Five hundred years later, Six-Eared Monkey accompanied his son and his disciples on the pilgrimage, while Joker and Zixia watch on after kissing on the top of the wall, mentioning about Six-Eared wanting to be reunited with Qingxia as quickly as possible. One day in Heaven later (10 years later on Earth), Longevity Monk became a Buddha while his parents stay together as the Wick for the Buddha's Lamp, only for their day interrupted by the Jade Emperor saying that the Sealed Book changed again.

==Cast==
- Han Geng as Zhi Zun Bao (Joker) and Sun Wukong
- Tiffany Tang as Zixia and Qing Xia
- Wu Jing as Tang Sanzang
- Zhang Chao as Niu Mowang
- Zhang Yao as Niu Xiang Xiang
- Wang Yibo as Hong Hai Er
- Xie Nan as Tieshan Gongzhu
- Karen Mok as Bak Jing-jing
- Gillian Chung as Chun Sanshi Niang (Spider Woman)
- He Jiong as Erlang Shen
- Hu Jing as Guanyin
- Huang Zheng as Yudi
- Chai Ge as Huang Xiaoming
- Corey Yuen as Yue Lao
- Cho Seung-youn as Zhu Bajie
- Zhou Yixuan as Sha Wujing
- Jeffrey Lau as Subhūti

== Film song ==

- Han Geng - one's lifelong love（一生所爱）
- Wu Jing - Only You (Cover of Law Kar-ying's version from the first movie)

== Accolades ==

| Awards | Category | Name | Result | Ref. |
| 8th Macau International Movie Festival | Best Actress | Tiffany Tang | Nominated |  |
| Best Supporting Actress | Karen Mok | Nominated |  |
| Best Screenplay | Jeffrey Lau | Nominated |  |
| 23rd Hong Kong Film Critics Association Awards | Best Screenplay | Jeffrey Lau|style="background: #FFE3E3; color: black; vertical-align: middle; text-align: center; " class="no table-no2 notheme"|Nominated |  |
| 8th Golden Broom Award | Most Disappointing Director | Jeffrey Lau|style="background: #9EFF9E; color: #000; vertical-align: middle; text-align: center; " class="yes table-yes2 notheme"|Won |  |
| Most Disappointing Film | A Chinese Odyssey Part Three | Nominated |  |
| Chinese American Film Festival 2016 | Golden Angel Film Awards | Won |  |

== Box office ==
A Chinese Odyssey Part Three was released in China amidst the Mid-Autumn Festival from which it benefitted. The film opened Wednesday, September 14 and delivered $6.26 million on its first day. It climbed higher to $13.1 million on Thursday (due largely because the festival fell on this day) and held to $9.61 million on Friday (since Friday was also a holiday), before dropping to $5.71 million on Saturday and finally $2.67 million on Sunday (since work resumed on Sunday). In total, the film made $33.3 million in five days according to data from Ent Group and $17.3 over the three days of the weekend (Friday to Sunday), according to ComScore easily topping the Chinese box office and recorded an opening nearly double the second place Z Storm 2 if going by the five-day figure. If we go by the former five-day figure, that means it was the top international earner of the weekend, but going by the latter number, it ranks in third place, behind Bridget Jones's Baby and The Age of Shadows.
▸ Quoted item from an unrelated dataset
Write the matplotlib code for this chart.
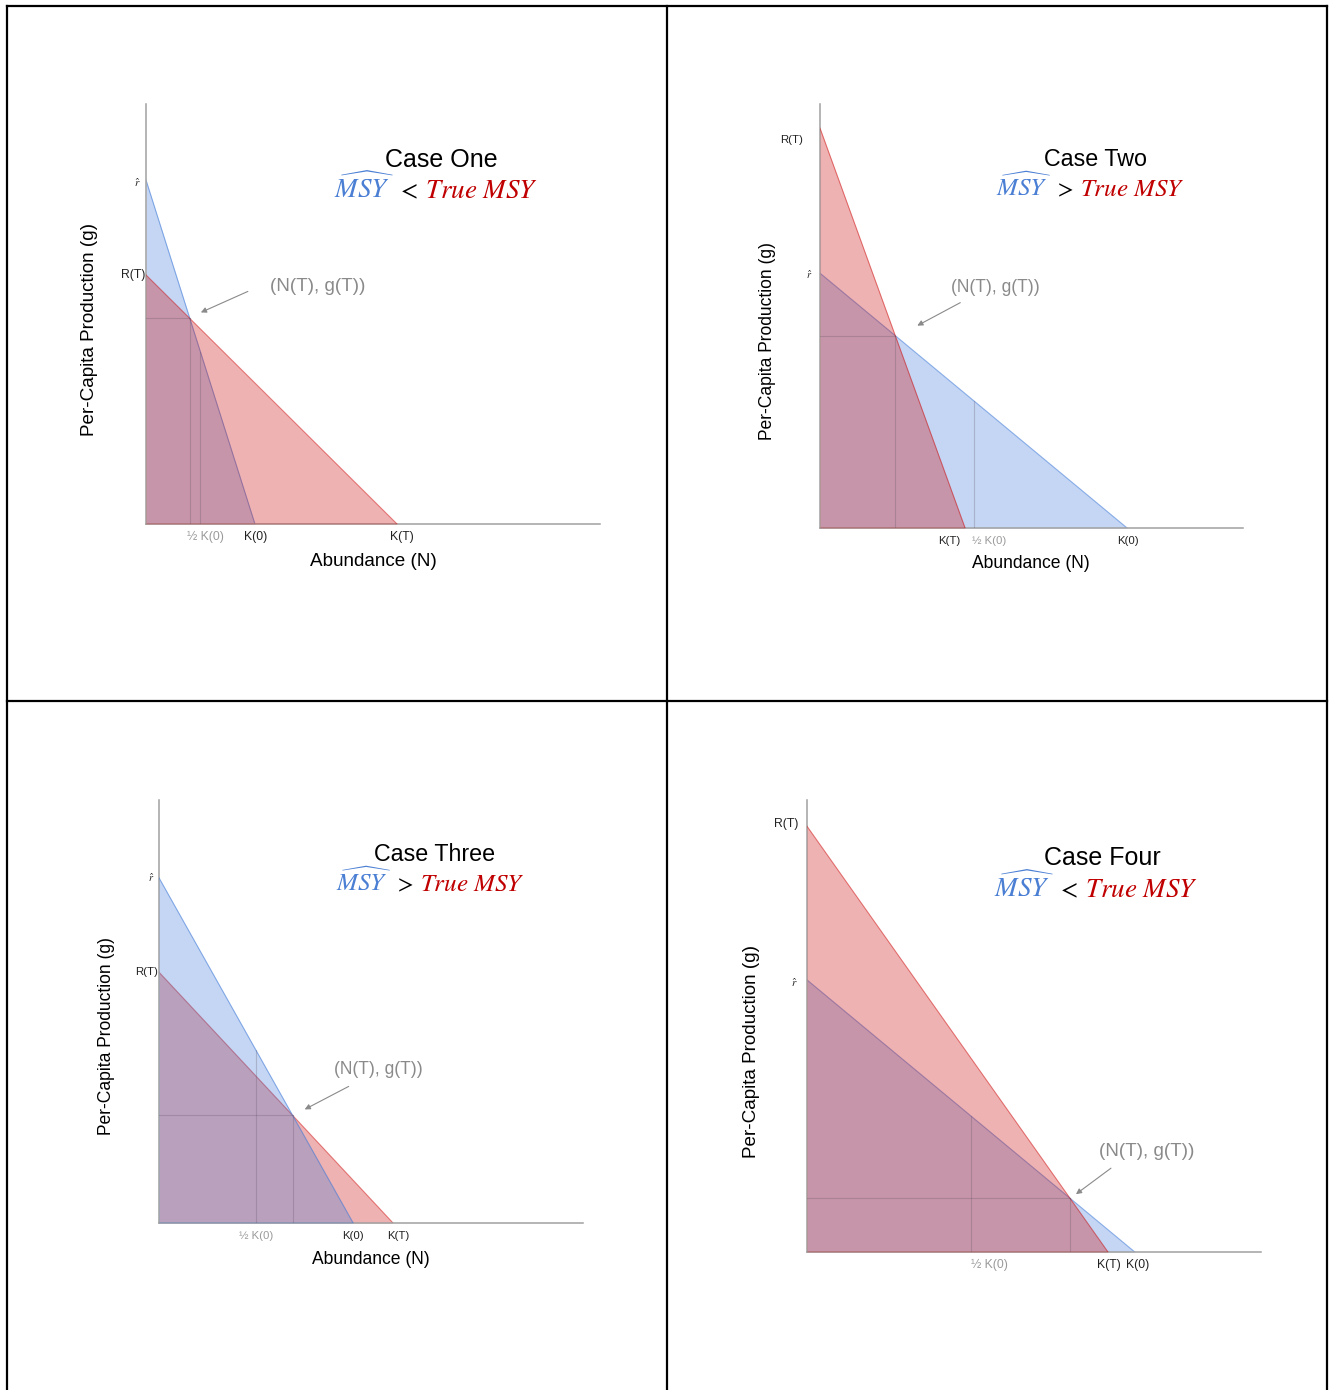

Following a first-place finish, the film went on to hold the top position for the second weekend in a row but fell precipitously by earning just $5.97 million (Friday to Sunday) and $13.3 million in its second full week (Monday to Sunday). This was despite competition from newcomer Hollywood animated film Storks. The huge fall was due to mixed word of mouth and since the week before National Day (prior to October 1) is typically a dumping ground for releasing films in which distributors have little confidence in their films' box office potential.